* Exercise aim
Copy out the data below from the line containing "Output the LaTeX" to the line containing "(0,0) -- cycle;", both lines included, with all images left out.

[START Provided information]

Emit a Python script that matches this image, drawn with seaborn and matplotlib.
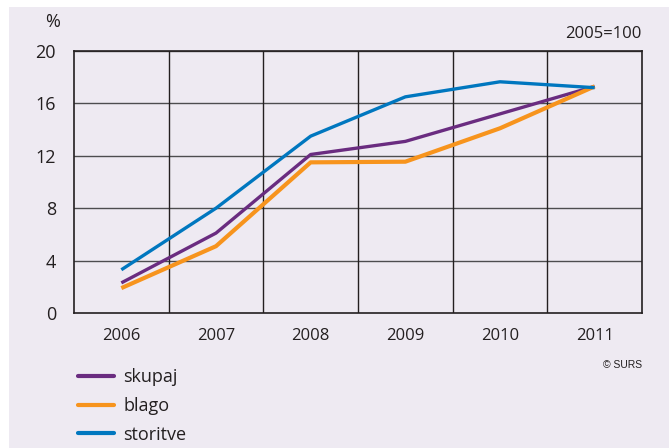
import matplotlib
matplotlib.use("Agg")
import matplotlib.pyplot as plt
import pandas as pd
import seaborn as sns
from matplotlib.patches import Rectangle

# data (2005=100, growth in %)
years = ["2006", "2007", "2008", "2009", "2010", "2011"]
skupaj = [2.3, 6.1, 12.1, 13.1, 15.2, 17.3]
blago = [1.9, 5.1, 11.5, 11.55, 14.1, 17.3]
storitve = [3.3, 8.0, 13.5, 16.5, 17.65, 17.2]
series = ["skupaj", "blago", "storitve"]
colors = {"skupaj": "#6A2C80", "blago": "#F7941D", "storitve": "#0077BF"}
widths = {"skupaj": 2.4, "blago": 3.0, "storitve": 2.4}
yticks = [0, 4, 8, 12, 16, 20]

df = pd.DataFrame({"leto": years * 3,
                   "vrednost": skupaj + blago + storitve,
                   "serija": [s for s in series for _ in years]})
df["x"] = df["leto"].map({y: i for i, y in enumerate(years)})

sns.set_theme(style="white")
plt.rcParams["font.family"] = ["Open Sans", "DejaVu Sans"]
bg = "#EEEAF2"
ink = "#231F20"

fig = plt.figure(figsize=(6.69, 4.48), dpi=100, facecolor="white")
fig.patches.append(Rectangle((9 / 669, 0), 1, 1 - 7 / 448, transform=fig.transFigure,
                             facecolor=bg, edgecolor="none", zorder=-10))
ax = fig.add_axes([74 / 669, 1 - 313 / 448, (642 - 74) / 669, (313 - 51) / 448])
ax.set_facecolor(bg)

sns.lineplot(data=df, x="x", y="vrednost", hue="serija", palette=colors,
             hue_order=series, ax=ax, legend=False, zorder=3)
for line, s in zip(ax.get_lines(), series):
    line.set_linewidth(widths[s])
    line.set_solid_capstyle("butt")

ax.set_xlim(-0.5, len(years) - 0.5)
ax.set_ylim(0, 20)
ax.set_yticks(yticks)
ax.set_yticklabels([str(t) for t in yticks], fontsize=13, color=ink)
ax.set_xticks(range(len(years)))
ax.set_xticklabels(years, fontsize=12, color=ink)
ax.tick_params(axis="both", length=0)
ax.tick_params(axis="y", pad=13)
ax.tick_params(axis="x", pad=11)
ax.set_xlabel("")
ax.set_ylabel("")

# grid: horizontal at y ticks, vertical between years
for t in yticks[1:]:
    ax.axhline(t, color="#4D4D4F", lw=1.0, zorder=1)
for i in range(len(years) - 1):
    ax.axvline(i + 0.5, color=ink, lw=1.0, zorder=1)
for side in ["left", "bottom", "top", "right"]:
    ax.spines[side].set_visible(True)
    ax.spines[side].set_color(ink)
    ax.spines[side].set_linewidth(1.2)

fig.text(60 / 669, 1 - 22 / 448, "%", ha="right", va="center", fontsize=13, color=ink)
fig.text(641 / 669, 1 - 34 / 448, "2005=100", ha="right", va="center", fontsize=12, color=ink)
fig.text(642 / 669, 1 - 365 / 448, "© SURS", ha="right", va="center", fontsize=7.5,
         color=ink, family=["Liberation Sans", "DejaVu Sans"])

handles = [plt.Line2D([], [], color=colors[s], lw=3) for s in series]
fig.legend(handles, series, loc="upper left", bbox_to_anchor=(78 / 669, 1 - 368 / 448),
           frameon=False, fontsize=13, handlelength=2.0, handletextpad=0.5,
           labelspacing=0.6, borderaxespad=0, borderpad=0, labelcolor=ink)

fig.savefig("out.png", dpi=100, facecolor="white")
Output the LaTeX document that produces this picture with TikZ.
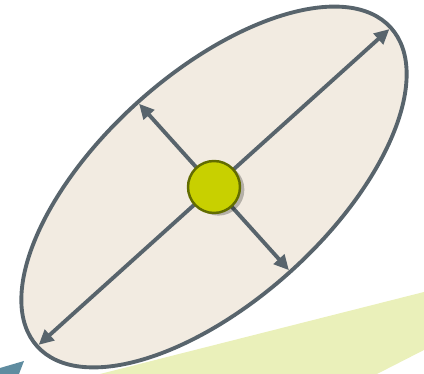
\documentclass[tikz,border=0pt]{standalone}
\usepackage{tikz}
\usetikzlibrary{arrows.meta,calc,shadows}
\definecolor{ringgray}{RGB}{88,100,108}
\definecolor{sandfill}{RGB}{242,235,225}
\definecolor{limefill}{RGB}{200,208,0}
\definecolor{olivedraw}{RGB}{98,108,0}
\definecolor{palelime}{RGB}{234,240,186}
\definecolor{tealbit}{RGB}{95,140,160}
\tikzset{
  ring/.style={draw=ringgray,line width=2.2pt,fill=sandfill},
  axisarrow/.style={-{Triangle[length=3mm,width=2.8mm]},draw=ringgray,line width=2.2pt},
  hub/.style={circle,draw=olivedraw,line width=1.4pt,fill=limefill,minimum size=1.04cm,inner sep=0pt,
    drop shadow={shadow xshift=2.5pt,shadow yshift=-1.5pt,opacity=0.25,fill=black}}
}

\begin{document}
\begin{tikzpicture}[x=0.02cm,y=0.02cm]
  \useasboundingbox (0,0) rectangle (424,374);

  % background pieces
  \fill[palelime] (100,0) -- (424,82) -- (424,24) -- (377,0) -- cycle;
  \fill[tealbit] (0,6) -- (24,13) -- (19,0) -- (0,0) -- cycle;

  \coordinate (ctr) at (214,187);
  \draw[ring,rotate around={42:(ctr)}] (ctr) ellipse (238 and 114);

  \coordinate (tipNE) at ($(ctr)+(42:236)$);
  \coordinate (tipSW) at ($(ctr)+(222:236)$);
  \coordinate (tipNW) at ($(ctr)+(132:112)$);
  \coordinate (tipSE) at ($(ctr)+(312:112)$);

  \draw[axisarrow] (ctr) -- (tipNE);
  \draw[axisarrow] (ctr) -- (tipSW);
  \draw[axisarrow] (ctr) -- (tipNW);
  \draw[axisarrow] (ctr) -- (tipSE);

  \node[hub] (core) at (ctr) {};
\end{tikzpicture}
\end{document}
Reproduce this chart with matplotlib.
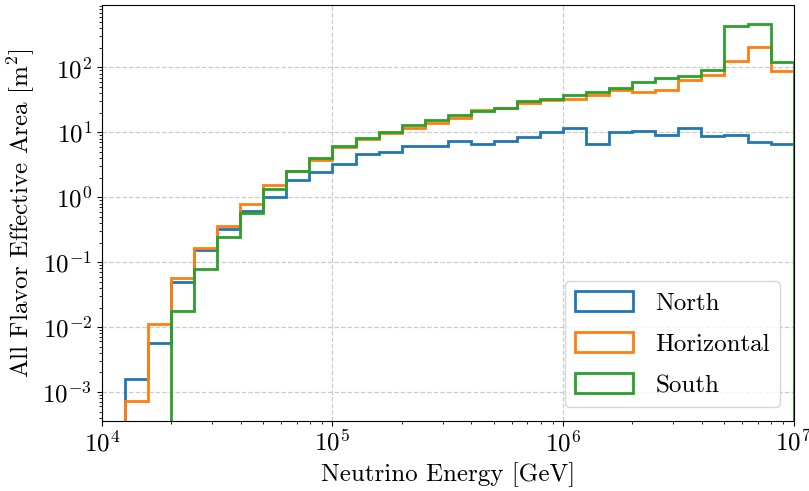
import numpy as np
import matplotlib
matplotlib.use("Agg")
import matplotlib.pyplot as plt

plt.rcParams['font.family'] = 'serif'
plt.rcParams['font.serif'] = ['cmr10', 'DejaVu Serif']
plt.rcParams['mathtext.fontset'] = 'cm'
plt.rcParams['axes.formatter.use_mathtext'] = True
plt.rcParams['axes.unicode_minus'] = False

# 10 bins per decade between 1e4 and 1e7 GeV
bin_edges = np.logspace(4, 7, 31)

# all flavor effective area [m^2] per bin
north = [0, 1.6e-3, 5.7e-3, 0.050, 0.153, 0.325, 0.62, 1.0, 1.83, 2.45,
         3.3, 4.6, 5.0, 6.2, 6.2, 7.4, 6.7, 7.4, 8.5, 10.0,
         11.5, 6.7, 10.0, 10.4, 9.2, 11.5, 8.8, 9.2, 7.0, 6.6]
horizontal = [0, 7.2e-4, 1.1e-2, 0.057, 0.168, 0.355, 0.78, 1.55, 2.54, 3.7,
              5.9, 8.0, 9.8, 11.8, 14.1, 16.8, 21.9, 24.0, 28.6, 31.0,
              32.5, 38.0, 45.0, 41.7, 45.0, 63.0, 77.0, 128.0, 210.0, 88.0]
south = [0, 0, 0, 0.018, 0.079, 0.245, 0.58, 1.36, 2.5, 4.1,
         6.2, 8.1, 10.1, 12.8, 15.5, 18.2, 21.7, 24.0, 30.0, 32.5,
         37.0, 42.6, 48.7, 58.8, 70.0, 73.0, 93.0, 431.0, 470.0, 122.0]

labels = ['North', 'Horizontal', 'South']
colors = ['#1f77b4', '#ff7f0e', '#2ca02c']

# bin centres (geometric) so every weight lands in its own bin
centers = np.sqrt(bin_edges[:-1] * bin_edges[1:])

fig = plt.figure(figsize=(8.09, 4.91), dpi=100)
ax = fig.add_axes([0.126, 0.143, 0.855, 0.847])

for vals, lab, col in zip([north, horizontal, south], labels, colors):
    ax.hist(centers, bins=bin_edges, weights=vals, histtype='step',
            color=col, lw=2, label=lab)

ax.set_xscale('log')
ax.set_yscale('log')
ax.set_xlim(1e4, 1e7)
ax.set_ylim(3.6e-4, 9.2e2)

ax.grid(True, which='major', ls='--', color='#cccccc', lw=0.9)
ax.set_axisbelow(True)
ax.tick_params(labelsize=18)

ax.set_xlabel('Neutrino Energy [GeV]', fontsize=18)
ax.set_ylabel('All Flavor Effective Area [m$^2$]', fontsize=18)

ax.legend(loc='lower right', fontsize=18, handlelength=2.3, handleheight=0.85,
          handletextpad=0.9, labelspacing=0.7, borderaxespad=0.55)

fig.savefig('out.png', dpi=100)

[END Provided information]

* The reply
Output the LaTeX document that produces this picture with TikZ.
\documentclass[tikz,border=0pt]{standalone}
\usepackage{tikz}
\usetikzlibrary{arrows.meta,calc,shadows}
\definecolor{ringgray}{RGB}{88,100,108}
\definecolor{sandfill}{RGB}{242,235,225}
\definecolor{limefill}{RGB}{200,208,0}
\definecolor{olivedraw}{RGB}{98,108,0}
\definecolor{palelime}{RGB}{234,240,186}
\definecolor{tealbit}{RGB}{95,140,160}
\tikzset{
  ring/.style={draw=ringgray,line width=2.2pt,fill=sandfill},
  axisarrow/.style={-{Triangle[length=3mm,width=2.8mm]},draw=ringgray,line width=2.2pt},
  hub/.style={circle,draw=olivedraw,line width=1.4pt,fill=limefill,minimum size=1.04cm,inner sep=0pt,
    drop shadow={shadow xshift=2.5pt,shadow yshift=-1.5pt,opacity=0.25,fill=black}}
}

\begin{document}
\begin{tikzpicture}[x=0.02cm,y=0.02cm]
  \useasboundingbox (0,0) rectangle (424,374);

  % background pieces
  \fill[palelime] (100,0) -- (424,82) -- (424,24) -- (377,0) -- cycle;
  \fill[tealbit] (0,6) -- (24,13) -- (19,0) -- (0,0) -- cycle;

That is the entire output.